Wien. In so gut wie allen Wiener Gemeindebezirken schießen auf Marihuana-Produkte spezialisierte Geschäfte wie Schwammerl aus dem Boden. Die Traditionskonditorei Aida bäckt Gras-Brownies und baut ihr Cannabis-Backwarensortiment stetig aus. Der neuste Clou nennt sich "Dr. Greenthumb": Beim ersten Cannabisautomaten Wiens - österreichweit gibt es bereits an die 20 - kann man sich auf der Mariahilfer Straße CBD-Öl oder -Gras aus dem Automaten drücken. Man könnte meinen, in Österreich sei Marihuana legalisiert worden. Das stimmt nicht ganz: Es ist nur legal, wenn der psychoaktiv wirkende Inhaltsstoff THC die geringe Dosis von 0,3 Prozent nicht übersteigt.
Cannabis besteht aus zwei Wirkstoffen: Aus Tetrahydrocannabinol (THC), das eine berauschende Wirkung hat, und aus Cannabidiol (CBD), das vor allem entspannt. Raucht man also CBD-Gras oder nascht "grüne Brownies" von der Aida, wird man davon nicht high. Bestenfalls stellt sich Entspannung ein. Im schlimmsten Fall, wie beim Selbstversuch in der Aida, spürt man keinen Effekt.
Mehr als 200 CBD-Vertriebe
"Es tritt eine körperliche Entspannung ein, man wird aber nicht high, sondern bleibt völlig klar im Kopf. Aus persönlicher Erfahrung kann ich sagen: Man denkt positiver", beschreibt Bernhard Spahn die Wirkung von CBD. Seit Juni 2018 betreibt der ehemalige Sozialpädagoge die "Hanfansage". Der CBD-Shop im zweiten Bezirk ist einer von dutzenden neuen Verkaufsstellen in Österreich.
"Heute gibt es mehr als 200 Hanf-Shops in Österreich, und es werden täglich mehr", sagt Josef Prirschl, Obmann der Tabaktrafikanten in der Wirtschaftskammer Österreich (WKÖ) zur "Wiener Zeitung". Doch Hanf-Shop ist nicht gleich Hanf-Shop: Im Unterschied zu Head- und Grow-Geschäften bekommt man in CBD-Geschäften keine Hanfpflanzen.
Da die türkis-blaue Regierung den Verkauf von Stecklingen verbieten will, setzen aber auch Grow-Shops immer mehr auf legale CBD-Produkte. Die CBD-Vertreiber wiederum wollen sich vom Kiffer-Image abheben.

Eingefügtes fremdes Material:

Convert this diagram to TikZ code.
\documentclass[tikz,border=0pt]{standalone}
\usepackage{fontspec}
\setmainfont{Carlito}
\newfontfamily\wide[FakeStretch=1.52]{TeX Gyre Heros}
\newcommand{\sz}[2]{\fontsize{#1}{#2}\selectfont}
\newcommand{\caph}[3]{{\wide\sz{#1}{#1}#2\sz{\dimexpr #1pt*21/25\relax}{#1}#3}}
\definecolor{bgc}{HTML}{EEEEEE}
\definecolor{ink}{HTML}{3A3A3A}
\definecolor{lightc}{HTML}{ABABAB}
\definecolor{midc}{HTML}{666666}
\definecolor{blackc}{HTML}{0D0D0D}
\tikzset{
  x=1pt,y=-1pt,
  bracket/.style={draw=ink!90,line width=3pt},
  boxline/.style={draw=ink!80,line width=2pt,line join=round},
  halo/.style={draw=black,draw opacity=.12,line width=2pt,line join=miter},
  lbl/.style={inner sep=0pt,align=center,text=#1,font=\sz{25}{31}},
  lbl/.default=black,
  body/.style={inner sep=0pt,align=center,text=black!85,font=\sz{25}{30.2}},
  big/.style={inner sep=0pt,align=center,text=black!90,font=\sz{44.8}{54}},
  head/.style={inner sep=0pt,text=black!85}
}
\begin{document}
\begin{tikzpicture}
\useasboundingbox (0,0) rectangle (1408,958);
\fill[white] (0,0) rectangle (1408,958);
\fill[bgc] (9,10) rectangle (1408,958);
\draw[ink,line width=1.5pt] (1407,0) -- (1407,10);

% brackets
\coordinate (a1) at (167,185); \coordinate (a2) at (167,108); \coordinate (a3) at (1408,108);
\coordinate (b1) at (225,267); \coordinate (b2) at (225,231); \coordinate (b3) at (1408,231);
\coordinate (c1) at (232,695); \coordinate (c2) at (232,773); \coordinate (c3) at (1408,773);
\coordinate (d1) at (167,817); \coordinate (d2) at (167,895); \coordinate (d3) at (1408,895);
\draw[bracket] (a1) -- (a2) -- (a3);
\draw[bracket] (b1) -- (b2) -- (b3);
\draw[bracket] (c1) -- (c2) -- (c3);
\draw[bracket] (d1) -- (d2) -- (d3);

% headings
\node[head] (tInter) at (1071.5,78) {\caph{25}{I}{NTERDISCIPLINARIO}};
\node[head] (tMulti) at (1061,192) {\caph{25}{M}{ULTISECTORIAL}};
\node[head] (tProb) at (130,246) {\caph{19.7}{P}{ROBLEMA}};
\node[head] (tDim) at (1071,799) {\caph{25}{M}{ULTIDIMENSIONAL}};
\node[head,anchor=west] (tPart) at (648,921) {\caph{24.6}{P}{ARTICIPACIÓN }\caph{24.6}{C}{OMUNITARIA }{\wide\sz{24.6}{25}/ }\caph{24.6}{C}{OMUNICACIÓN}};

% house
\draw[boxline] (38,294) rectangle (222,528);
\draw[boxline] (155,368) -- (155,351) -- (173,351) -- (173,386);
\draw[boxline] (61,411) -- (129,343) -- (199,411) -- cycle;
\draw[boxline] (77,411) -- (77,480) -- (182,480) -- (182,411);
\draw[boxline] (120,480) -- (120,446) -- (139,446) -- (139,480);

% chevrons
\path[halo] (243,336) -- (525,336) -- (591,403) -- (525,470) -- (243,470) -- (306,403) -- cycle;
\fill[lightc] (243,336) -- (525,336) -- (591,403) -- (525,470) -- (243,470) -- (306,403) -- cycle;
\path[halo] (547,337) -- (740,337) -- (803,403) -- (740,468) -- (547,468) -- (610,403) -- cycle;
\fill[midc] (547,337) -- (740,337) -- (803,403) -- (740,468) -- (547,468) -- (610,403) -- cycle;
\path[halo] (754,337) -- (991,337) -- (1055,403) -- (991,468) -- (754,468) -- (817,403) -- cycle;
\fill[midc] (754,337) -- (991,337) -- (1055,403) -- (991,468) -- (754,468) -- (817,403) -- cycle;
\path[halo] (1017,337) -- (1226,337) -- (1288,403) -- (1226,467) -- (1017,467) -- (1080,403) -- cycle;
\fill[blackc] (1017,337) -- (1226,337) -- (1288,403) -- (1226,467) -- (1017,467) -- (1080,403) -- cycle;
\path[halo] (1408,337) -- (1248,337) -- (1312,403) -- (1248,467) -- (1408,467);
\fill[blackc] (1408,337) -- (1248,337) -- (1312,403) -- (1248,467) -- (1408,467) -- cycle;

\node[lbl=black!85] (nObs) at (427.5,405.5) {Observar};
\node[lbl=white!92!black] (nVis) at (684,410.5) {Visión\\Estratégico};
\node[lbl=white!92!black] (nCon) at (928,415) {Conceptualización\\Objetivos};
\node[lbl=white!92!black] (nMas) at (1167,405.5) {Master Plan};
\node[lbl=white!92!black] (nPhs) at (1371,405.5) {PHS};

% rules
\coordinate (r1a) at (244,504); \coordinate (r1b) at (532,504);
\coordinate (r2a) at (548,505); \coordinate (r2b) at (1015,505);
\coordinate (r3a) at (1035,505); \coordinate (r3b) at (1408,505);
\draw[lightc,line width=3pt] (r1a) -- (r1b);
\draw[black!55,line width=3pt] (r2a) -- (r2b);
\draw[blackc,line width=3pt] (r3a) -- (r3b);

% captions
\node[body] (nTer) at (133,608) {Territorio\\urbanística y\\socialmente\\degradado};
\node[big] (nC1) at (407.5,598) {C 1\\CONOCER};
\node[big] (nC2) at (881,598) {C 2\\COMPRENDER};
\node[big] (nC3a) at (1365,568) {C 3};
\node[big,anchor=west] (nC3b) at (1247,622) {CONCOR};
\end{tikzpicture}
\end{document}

In den meisten Läden sind die Oberflächen glatt und die Einrichtung fast klinisch weiß - Jamaica-Fahnen und Bob-Marley-Porträts sucht man vergebens. Einzig das omnipräsente Hanfblatt erinnert daran, womit man es hier zu tun hat.
Kunden: Bobos und Senioren
Spahn teilt seine Kundschaft in zwei Gruppen: "Gesundheitsbewusste Bobos", die eher zu CBD-Blüten greifen, und "ältere Damen mit körperlichen Beschwerden". Bei medizinischem Marihuana sind Senioren die am stärksten wachsende Kundengruppe: Oft haben sie noch nie in ihrem Leben einen Joint geraucht, aber von den schmerzlindernden Eigenschaften des Cannabis-Krauts gehört. Begeistert berichtet Spahn von einer Krebspatientin im Wechsel, deren Symptome sich durch die Einnahme von CBD innerhalb kürzester Zeit gebessert hätten. Die Dame zählt seither zu seiner Stammkundschaft.